• _AIM OF THE TASK_
Give back every line exactly as it appears, pictures excluded.
[begin SUPPLIED INFORMATION]
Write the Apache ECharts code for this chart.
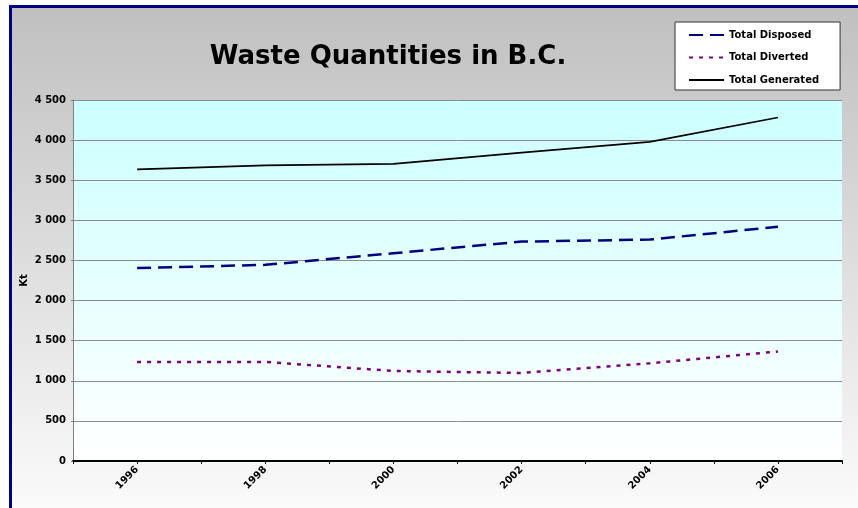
<!DOCTYPE html>
<html>
<head>
<meta charset="utf-8">
<script src="https://cdn.jsdelivr.net/npm/echarts@6/dist/echarts.min.js"></script>
<style>
  html, body { margin: 0; padding: 0; background: #ffffff; overflow: hidden; }
  #bg { position: absolute; left: 9px; top: 5px; width: 900px; height: 520px;
        border-left: 3px solid #000080; border-top: 3px solid #000080;
        background: linear-gradient(to bottom, #c0c0c0 0px, #fbfbfb 503px); }
  #chart { position: absolute; left: 0; top: 0; width: 858px; height: 508px; }
</style>
</head>
<body>
<div id="bg"></div>
<div id="chart"></div>
<script>
// Data
const years = [1996, 1998, 2000, 2002, 2004, 2006];
const totalDisposed  = [2405, 2445, 2590, 2735, 2760, 2920];
const totalDiverted  = [1235, 1235, 1122, 1097, 1218, 1365];
const totalGenerated = [3635, 3685, 3705, 3845, 3978, 4282];
const seriesNames = ['Total Disposed', 'Total Diverted', 'Total Generated'];
const yearTickLabels = ['1996', '1998', '2000', '2002', '2004', '2006'];

const FONT = 'DejaVu Sans';
const chart = echarts.init(document.getElementById('chart'), null, { renderer: 'canvas' });

function pairs(vals) { return years.map((y, i) => [y, vals[i]]); }
function fmtThousands(v) {
  const s = String(v);
  return s.length > 3 ? s.slice(0, s.length - 3) + ' ' + s.slice(-3) : s;
}

chart.setOption({
  backgroundColor: 'transparent',
  animation: false,
  title: {
    text: 'Waste Quantities in B.C.',
    left: 388, textAlign: 'center', top: 44, padding: 0,
    textStyle: { fontFamily: FONT, fontWeight: 'bold', fontSize: 26, color: '#000' }
  },
  legend: {
    orient: 'vertical',
    left: 675, top: 22,
    padding: [6, 21, 3, 13],
    itemGap: 8.5,
    itemWidth: 35, itemHeight: 14,
    backgroundColor: '#ffffff',
    borderColor: '#333333', borderWidth: 1,
    itemStyle: { opacity: 0 },
    textStyle: { fontFamily: FONT, fontWeight: 'bold', fontSize: 10, color: '#000', lineHeight: 14 },
    data: seriesNames
  },
  grid: {
    left: 73, right: 16, top: 100, bottom: 47,
    show: true, borderWidth: 0,
    backgroundColor: new echarts.graphic.LinearGradient(0, 0, 0, 1, [
      { offset: 0, color: '#ccffff' }, { offset: 1, color: '#ffffff' }
    ])
  },
  xAxis: {
    type: 'value', min: 1995, max: 2007, interval: 1,
    axisLine: { show: true, lineStyle: { color: '#000', width: 2 } },
    axisTick: { show: true, length: 3, lineStyle: { color: '#000' } },
    splitLine: { show: false },
    axisLabel: {
      rotate: 45, margin: 7,
      fontFamily: FONT, fontWeight: 'bold', fontSize: 10, color: '#000',
      formatter: v => (yearTickLabels.indexOf(String(v)) >= 0 ? String(v) : '')
    }
  },
  yAxis: {
    type: 'value', min: 0, max: 4500, interval: 500,
    name: 'Kt', nameLocation: 'middle', nameGap: 44, nameRotate: 90,
    nameMoveOverlap: false,
    nameTextStyle: { fontFamily: FONT, fontWeight: 'bold', fontSize: 10, color: '#000' },
    axisLine: { show: true, lineStyle: { color: '#808080', width: 1 } },
    axisTick: { show: true, length: 2, lineStyle: { color: '#808080' } },
    splitLine: { show: true, lineStyle: { color: '#8a8a8a', width: 1 } },
    axisLabel: {
      margin: 7, fontFamily: FONT, fontWeight: 'bold', fontSize: 10, color: '#000',
      formatter: v => fmtThousands(v)
    }
  },
  series: [
    {
      name: seriesNames[0], type: 'line', data: pairs(totalDisposed),
      showSymbol: false, symbol: 'none', color: '#000080',
      lineStyle: { color: '#000080', width: 2.5, type: [14, 7] }
    },
    {
      name: seriesNames[1], type: 'line', data: pairs(totalDiverted),
      showSymbol: false, symbol: 'none', color: '#800080',
      lineStyle: { color: '#800080', width: 2.5, type: [4, 6] }
    },
    {
      name: seriesNames[2], type: 'line', data: pairs(totalGenerated),
      showSymbol: false, symbol: 'none', color: '#000000',
      lineStyle: { color: '#000000', width: 1.75, type: 'solid' }
    }
  ]
});
</script>
</body>
</html>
[end SUPPLIED INFORMATION]
• _SOLUTION TO THIS EXERCISE_
Write the Apache ECharts code for this chart.
<!DOCTYPE html>
<html>
<head>
<meta charset="utf-8">
<script src="https://cdn.jsdelivr.net/npm/echarts@6/dist/echarts.min.js"></script>
<style>
  html, body { margin: 0; padding: 0; background: #ffffff; overflow: hidden; }
  #bg { position: absolute; left: 9px; top: 5px; width: 900px; height: 520px;
        border-left: 3px solid #000080; border-top: 3px solid #000080;
        background: linear-gradient(to bottom, #c0c0c0 0px, #fbfbfb 503px); }
  #chart { position: absolute; left: 0; top: 0; width: 858px; height: 508px; }
</style>
</head>
<body>
<div id="bg"></div>
<div id="chart"></div>
<script>
// Data
const years = [1996, 1998, 2000, 2002, 2004, 2006];
const totalDisposed  = [2405, 2445, 2590, 2735, 2760, 2920];
const totalDiverted  = [1235, 1235, 1122, 1097, 1218, 1365];
const totalGenerated = [3635, 3685, 3705, 3845, 3978, 4282];
const seriesNames = ['Total Disposed', 'Total Diverted', 'Total Generated'];
const yearTickLabels = ['1996', '1998', '2000', '2002', '2004', '2006'];

const FONT = 'DejaVu Sans';
const chart = echarts.init(document.getElementById('chart'), null, { renderer: 'canvas' });

function pairs(vals) { return years.map((y, i) => [y, vals[i]]); }
function fmtThousands(v) {
  const s = String(v);
  return s.length > 3 ? s.slice(0, s.length - 3) + ' ' + s.slice(-3) : s;
}

chart.setOption({
  backgroundColor: 'transparent',
  animation: false,
  title: {
    text: 'Waste Quantities in B.C.',
    left: 388, textAlign: 'center', top: 44, padding: 0,
    textStyle: { fontFamily: FONT, fontWeight: 'bold', fontSize: 26, color: '#000' }
  },
  legend: {
    orient: 'vertical',
    left: 675, top: 22,
    padding: [6, 21, 3, 13],
    itemGap: 8.5,
    itemWidth: 35, itemHeight: 14,
    backgroundColor: '#ffffff',
    borderColor: '#333333', borderWidth: 1,
    itemStyle: { opacity: 0 },
    textStyle: { fontFamily: FONT, fontWeight: 'bold', fontSize: 10, color: '#000', lineHeight: 14 },
    data: seriesNames
  },
  grid: {
    left: 73, right: 16, top: 100, bottom: 47,
    show: true, borderWidth: 0,
    backgroundColor: new echarts.graphic.LinearGradient(0, 0, 0, 1, [
      { offset: 0, color: '#ccffff' }, { offset: 1, color: '#ffffff' }
    ])
  },
  xAxis: {
    type: 'value', min: 1995, max: 2007, interval: 1,
    axisLine: { show: true, lineStyle: { color: '#000', width: 2 } },
    axisTick: { show: true, length: 3, lineStyle: { color: '#000' } },
    splitLine: { show: false },
    axisLabel: {
      rotate: 45, margin: 7,
      fontFamily: FONT, fontWeight: 'bold', fontSize: 10, color: '#000',
      formatter: v => (yearTickLabels.indexOf(String(v)) >= 0 ? String(v) : '')
    }
  },
  yAxis: {
    type: 'value', min: 0, max: 4500, interval: 500,
    name: 'Kt', nameLocation: 'middle', nameGap: 44, nameRotate: 90,
    nameMoveOverlap: false,
    nameTextStyle: { fontFamily: FONT, fontWeight: 'bold', fontSize: 10, color: '#000' },
    axisLine: { show: true, lineStyle: { color: '#808080', width: 1 } },
    axisTick: { show: true, length: 2, lineStyle: { color: '#808080' } },
    splitLine: { show: true, lineStyle: { color: '#8a8a8a', width: 1 } },
    axisLabel: {
      margin: 7, fontFamily: FONT, fontWeight: 'bold', fontSize: 10, color: '#000',
      formatter: v => fmtThousands(v)
    }
  },
  series: [
    {
      name: seriesNames[0], type: 'line', data: pairs(totalDisposed),
      showSymbol: false, symbol: 'none', color: '#000080',
      lineStyle: { color: '#000080', width: 2.5, type: [14, 7] }
    },
    {
      name: seriesNames[1], type: 'line', data: pairs(totalDiverted),
      showSymbol: false, symbol: 'none', color: '#800080',
      lineStyle: { color: '#800080', width: 2.5, type: [4, 6] }
    },
    {
      name: seriesNames[2], type: 'line', data: pairs(totalGenerated),
      showSymbol: false, symbol: 'none', color: '#000000',
      lineStyle: { color: '#000000', width: 1.75, type: 'solid' }
    }
  ]
});
</script>
</body>
</html>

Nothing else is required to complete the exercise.